To conclude this chapter, the study of savage and barbaric religions seems to yield the following facts:—

1. Low savages. No regular chiefs. Great beings, not in receipt of sacrifice, sanctioning morality. Ghosts are not worshipped, though believed in. Polytheism, departmental gods and gods of heaven, earth, sky and so forth, have not been developed or are not found.

2. Barbaric races. Aristocratic or monarchic. Ghosts are worshipped and receive sacrifice. Polytheistic gods are in renown and receive sacrifice. There is usually a supreme Maker who is, in some cases, moral, in others otiose. In only one or two known cases (as in that of the Polynesian Taaroa) is he in receipt of sacrifice.

3. Barbaric races. (Zulus, monarchic with Unkulunkulu; some Algonquins (feebly aristocratic) with Atahocan). Religion is mainly ancestor worship or vague spirit worship; ghosts are propitiated with food. There are traces of an original divine being whose name is becoming obsolescent and a matter of jest.

4. Early civilisations. Monarchic or aristocratic. (Greece, Egypt, India, Peru, Mexico.) Polytheism. One god tends to be supreme. Religiously regarded, gods are moral; in myth are the reverse. Gods are in receipt of sacrifice. Heavenly society is modelled on that of men, monarchic or aristocratic. Philosophic thought tends towards belief in one pure god, who may be named Zeus, in Greece.

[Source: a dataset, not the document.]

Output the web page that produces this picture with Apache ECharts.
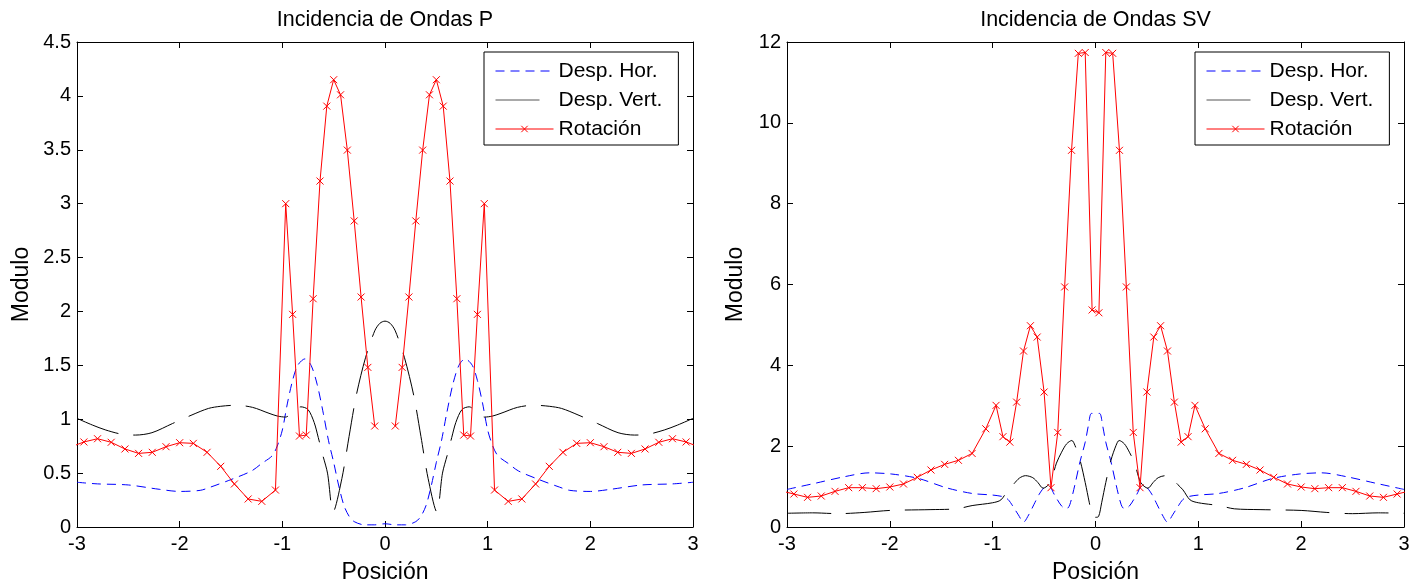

5. The religion of Israel. Probably a revival and purification of the old conception of a moral, beneficent creator, whose creed had been involved in sacrifice and anthropomorphic myth.

In all the stages thus roughly sketched, myths of the lowest sort prevail, except in the records of the last stage, where the documents have been edited by earnest monotheists.

If this theory be approximately correct, man's earliest religious ideas may very well have consisted, in a sense, of dependence on a supreme moral being who, when attempts were made by savages to describe the modus of his working, became involved in the fancies of mythology. How this belief in such a being arose we have no evidence to prove. We make no hint at a sensus numinis, or direct revelation.

While offering no hypothesis of the origin of belief in a moral creator we may present a suggestion. Mr. Darwin says about early man: "The same high mental faculties which first led man to believe in unseen spiritual agencies, then in fetichism, polytheism and ultimately monotheism, would infallibly lead him, so long as his reasoning powers remained poorly developed, to various strange superstitions and customs".(1) Now, accepting Mr. Darwin's theory that early man had "high mental faculties," the conception of a Maker of things does not seem beyond his grasp. Man himself made plenty of things, and could probably conceive of a being who made the world and the objects in it. "Certainly there must be some Being who made all these things. He must be very good too," said an Eskimo to a missionary.(2) The goodness is inferred by the Eskimo from his own contentment with "the things which are made".(3)

(1) Darwin, Descent of Man, i. p. 66.